DATA ROWS =>
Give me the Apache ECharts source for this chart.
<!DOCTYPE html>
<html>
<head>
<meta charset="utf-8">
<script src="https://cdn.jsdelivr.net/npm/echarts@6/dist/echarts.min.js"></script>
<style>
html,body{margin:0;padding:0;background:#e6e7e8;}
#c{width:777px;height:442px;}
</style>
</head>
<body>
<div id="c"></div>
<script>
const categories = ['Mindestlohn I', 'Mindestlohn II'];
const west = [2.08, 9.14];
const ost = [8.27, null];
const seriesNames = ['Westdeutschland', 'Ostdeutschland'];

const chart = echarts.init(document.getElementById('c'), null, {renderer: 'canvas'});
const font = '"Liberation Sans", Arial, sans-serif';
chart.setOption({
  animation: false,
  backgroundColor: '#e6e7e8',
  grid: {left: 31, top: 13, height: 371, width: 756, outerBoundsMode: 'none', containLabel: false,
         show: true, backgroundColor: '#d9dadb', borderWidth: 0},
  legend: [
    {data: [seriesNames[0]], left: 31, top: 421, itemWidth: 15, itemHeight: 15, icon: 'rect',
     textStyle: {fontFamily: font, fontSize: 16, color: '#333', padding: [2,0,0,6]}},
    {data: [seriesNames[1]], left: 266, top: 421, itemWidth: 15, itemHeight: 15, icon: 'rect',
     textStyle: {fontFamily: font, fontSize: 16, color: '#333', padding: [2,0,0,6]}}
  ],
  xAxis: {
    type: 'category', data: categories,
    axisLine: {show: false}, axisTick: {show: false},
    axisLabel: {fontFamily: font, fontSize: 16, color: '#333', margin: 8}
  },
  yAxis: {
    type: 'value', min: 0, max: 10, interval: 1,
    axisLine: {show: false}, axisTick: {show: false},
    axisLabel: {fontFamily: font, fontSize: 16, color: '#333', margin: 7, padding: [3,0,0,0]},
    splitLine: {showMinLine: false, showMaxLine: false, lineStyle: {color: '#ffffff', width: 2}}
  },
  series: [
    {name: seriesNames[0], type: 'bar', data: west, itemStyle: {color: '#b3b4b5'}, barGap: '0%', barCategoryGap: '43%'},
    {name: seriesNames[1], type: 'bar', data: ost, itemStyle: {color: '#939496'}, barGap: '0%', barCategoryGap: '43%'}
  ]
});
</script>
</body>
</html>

--

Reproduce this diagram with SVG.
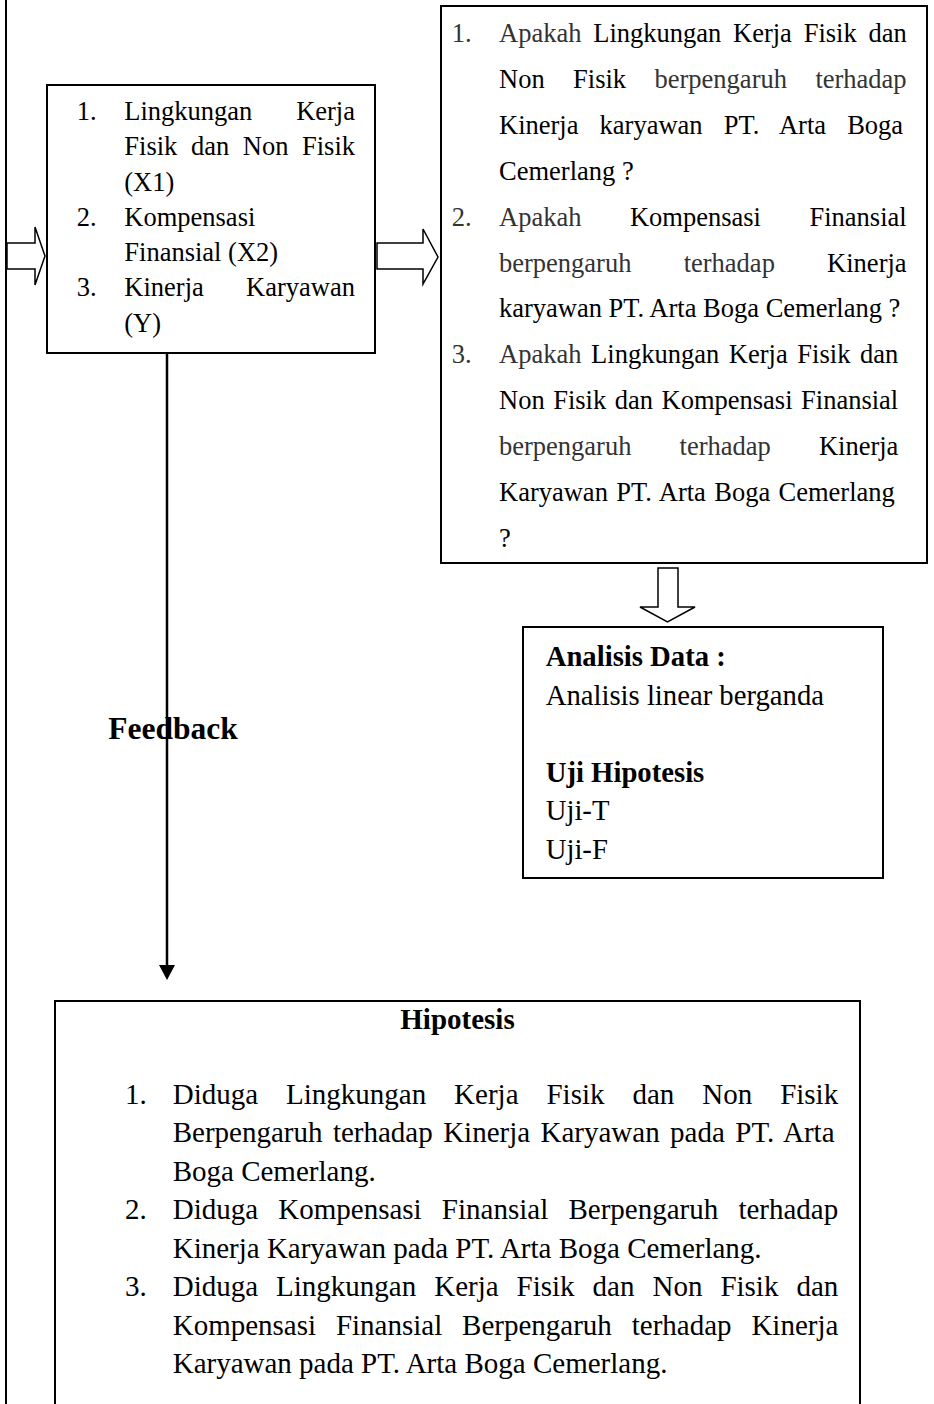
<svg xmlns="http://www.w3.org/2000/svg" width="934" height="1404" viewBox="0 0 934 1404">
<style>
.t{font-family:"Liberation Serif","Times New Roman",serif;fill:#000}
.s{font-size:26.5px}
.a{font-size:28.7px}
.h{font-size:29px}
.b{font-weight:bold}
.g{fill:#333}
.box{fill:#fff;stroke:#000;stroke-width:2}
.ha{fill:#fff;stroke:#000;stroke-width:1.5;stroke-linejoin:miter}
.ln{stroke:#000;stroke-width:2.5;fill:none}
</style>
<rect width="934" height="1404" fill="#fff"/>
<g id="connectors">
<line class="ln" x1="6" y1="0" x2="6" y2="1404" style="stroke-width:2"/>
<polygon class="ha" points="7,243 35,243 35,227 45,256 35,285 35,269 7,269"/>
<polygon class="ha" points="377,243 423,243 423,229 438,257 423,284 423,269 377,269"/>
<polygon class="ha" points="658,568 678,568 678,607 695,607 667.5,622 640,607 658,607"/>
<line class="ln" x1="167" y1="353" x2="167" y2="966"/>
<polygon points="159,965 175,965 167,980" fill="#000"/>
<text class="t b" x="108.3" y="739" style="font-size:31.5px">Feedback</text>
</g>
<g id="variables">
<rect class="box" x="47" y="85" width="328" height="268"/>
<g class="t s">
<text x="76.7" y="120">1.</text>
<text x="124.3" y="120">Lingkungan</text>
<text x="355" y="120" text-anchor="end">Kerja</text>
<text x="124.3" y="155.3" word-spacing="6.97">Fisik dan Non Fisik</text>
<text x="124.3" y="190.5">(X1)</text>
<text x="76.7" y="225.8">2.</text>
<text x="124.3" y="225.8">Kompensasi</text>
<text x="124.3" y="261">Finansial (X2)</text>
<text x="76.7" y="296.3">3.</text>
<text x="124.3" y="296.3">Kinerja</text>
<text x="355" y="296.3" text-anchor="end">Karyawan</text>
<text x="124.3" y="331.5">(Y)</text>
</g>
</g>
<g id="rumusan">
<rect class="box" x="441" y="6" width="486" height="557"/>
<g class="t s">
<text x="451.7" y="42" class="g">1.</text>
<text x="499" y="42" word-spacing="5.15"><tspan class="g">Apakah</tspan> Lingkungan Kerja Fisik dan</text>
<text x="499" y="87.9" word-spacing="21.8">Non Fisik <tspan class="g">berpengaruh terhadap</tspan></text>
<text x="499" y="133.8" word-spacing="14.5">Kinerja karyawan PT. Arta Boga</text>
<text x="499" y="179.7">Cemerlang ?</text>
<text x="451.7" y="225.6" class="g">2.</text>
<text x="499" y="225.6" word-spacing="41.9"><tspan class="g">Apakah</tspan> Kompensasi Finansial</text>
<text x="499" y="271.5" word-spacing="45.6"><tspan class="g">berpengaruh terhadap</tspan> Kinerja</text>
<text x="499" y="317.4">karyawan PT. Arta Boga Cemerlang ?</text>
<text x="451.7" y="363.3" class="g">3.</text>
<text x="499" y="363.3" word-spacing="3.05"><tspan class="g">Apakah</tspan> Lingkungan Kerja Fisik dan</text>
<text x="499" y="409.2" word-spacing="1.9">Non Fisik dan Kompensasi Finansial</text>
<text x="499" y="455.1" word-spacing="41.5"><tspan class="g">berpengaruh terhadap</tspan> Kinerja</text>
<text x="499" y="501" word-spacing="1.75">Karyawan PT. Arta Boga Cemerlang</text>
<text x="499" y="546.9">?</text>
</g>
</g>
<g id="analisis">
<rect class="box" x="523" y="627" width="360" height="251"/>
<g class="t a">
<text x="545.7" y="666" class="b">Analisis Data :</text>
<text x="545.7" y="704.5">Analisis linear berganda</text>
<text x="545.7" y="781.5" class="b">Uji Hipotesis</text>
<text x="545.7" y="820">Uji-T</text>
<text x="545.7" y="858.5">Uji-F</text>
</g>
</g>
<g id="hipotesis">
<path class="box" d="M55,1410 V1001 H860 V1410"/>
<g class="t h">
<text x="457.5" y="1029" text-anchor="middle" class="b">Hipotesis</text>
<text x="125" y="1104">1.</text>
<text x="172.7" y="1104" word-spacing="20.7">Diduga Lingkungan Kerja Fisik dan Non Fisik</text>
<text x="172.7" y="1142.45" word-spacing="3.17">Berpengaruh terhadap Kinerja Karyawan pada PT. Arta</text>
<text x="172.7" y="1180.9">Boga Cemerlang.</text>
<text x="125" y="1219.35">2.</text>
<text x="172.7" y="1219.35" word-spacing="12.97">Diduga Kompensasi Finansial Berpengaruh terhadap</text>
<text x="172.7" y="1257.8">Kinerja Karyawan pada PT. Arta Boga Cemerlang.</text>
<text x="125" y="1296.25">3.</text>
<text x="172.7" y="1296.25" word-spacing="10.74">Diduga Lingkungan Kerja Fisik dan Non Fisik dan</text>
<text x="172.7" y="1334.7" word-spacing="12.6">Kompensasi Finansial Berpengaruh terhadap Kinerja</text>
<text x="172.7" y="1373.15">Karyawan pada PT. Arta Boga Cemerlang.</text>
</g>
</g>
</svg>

==

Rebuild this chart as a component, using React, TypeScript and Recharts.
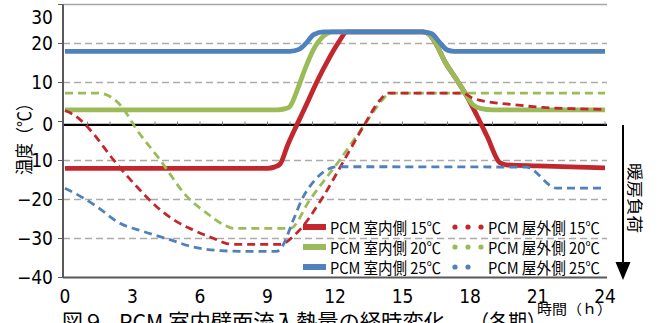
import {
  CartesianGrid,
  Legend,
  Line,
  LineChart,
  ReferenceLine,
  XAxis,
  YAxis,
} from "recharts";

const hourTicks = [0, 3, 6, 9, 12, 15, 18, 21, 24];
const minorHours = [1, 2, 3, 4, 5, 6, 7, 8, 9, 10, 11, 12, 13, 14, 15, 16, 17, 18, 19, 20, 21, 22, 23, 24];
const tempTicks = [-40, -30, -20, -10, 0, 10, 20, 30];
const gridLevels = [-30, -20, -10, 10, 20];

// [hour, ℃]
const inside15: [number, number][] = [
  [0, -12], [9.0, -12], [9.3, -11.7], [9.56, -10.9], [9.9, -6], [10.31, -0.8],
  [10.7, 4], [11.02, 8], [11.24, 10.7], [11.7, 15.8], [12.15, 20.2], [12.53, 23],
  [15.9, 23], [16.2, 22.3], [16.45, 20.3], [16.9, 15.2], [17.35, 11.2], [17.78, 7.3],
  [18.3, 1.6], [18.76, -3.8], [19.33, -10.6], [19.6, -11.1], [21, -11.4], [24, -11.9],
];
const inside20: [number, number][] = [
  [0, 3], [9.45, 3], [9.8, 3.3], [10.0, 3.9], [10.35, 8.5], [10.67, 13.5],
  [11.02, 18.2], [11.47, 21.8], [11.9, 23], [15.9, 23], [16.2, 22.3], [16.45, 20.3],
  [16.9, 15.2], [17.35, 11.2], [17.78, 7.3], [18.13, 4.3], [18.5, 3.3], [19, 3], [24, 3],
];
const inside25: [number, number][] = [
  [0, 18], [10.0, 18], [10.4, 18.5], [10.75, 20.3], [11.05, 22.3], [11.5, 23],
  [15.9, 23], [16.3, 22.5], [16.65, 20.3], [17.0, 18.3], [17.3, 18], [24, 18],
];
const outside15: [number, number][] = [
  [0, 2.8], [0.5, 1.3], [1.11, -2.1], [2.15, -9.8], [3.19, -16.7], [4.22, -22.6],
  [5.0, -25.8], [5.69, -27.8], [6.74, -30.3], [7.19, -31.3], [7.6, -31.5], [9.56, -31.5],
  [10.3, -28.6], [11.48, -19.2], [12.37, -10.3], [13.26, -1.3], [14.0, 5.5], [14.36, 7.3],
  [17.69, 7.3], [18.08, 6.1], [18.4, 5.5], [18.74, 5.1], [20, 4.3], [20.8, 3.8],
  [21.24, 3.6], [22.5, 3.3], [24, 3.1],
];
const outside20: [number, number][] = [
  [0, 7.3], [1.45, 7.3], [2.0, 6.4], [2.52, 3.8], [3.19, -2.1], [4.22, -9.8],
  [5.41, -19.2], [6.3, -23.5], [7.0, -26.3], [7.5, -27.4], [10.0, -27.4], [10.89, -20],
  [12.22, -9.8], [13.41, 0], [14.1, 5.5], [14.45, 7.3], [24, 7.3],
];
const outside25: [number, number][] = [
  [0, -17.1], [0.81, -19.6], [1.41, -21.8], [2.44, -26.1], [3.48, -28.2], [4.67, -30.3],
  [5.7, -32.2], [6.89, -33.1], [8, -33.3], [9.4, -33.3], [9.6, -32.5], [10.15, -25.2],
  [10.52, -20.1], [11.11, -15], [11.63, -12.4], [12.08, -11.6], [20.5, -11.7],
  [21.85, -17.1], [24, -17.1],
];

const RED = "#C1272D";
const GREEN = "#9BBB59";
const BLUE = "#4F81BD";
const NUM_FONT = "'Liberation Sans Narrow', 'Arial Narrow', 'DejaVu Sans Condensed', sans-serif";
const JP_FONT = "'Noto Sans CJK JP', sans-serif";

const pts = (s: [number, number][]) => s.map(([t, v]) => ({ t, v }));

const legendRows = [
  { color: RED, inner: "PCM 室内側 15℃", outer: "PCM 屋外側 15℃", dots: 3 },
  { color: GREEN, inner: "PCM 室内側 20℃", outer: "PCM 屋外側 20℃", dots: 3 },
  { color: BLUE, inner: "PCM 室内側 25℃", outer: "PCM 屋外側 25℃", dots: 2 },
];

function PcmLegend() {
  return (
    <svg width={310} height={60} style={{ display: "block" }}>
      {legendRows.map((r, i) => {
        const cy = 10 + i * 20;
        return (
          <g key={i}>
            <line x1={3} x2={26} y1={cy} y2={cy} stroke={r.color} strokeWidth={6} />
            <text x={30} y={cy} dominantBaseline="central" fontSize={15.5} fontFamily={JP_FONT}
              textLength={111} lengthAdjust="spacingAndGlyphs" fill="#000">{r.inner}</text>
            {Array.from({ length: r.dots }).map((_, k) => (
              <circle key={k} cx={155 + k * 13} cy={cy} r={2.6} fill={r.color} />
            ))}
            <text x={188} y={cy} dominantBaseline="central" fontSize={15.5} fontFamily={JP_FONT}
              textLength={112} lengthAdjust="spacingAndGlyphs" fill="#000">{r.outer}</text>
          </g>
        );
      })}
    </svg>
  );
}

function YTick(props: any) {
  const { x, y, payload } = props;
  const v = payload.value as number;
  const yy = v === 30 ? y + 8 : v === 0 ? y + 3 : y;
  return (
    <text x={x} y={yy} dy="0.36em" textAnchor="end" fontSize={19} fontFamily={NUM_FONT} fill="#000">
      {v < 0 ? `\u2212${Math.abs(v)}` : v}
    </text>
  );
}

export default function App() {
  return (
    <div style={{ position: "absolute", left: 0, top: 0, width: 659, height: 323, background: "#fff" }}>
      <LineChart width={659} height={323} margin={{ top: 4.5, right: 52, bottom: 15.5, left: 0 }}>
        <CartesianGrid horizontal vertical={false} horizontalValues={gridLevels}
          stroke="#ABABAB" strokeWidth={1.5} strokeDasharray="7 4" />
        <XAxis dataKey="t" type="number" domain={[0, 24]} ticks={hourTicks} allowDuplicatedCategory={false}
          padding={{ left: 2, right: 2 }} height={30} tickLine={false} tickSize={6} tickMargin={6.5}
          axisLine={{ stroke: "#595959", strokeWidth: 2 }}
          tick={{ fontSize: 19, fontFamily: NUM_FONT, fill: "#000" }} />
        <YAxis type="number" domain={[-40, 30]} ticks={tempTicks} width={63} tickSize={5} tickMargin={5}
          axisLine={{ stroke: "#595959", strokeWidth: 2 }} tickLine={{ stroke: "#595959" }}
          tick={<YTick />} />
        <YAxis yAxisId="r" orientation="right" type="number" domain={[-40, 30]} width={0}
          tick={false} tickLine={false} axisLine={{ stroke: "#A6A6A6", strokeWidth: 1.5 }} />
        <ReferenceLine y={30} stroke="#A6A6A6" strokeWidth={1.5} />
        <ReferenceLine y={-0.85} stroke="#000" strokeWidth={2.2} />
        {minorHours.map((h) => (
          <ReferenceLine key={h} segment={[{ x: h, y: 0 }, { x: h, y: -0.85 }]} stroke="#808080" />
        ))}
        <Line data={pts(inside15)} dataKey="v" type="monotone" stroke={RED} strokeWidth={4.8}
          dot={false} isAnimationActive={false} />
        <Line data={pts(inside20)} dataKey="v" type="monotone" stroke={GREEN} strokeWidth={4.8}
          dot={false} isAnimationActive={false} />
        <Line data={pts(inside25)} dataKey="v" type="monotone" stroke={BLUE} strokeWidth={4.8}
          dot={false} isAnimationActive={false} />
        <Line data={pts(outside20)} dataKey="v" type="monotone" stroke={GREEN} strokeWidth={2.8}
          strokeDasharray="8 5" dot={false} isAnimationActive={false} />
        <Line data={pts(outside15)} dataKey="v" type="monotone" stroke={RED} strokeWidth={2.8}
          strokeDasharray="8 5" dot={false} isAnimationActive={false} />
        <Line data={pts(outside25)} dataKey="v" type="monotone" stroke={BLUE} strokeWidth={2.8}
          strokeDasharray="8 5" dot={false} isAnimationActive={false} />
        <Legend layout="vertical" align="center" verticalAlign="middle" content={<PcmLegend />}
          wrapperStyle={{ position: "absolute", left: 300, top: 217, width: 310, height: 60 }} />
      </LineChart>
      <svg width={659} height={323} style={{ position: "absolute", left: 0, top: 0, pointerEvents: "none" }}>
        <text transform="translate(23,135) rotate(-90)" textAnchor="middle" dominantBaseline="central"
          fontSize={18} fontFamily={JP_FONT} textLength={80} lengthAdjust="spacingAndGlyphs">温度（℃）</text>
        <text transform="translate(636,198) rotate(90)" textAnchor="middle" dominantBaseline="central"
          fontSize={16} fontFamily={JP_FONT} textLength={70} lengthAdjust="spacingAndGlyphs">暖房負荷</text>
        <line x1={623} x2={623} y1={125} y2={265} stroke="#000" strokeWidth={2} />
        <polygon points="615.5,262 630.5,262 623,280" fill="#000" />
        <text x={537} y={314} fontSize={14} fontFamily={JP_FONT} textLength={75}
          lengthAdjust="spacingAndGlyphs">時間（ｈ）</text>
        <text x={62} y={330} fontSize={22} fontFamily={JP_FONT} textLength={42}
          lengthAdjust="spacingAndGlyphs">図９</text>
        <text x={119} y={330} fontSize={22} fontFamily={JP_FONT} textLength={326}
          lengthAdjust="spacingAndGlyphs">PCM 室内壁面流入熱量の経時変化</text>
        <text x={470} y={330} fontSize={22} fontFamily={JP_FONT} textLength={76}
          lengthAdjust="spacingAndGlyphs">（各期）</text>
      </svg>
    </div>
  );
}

WHAT IS REQUIRED => How many lines in the listing contain "this"? Answer with the number alone.

WRITTEN RESPONSE => 3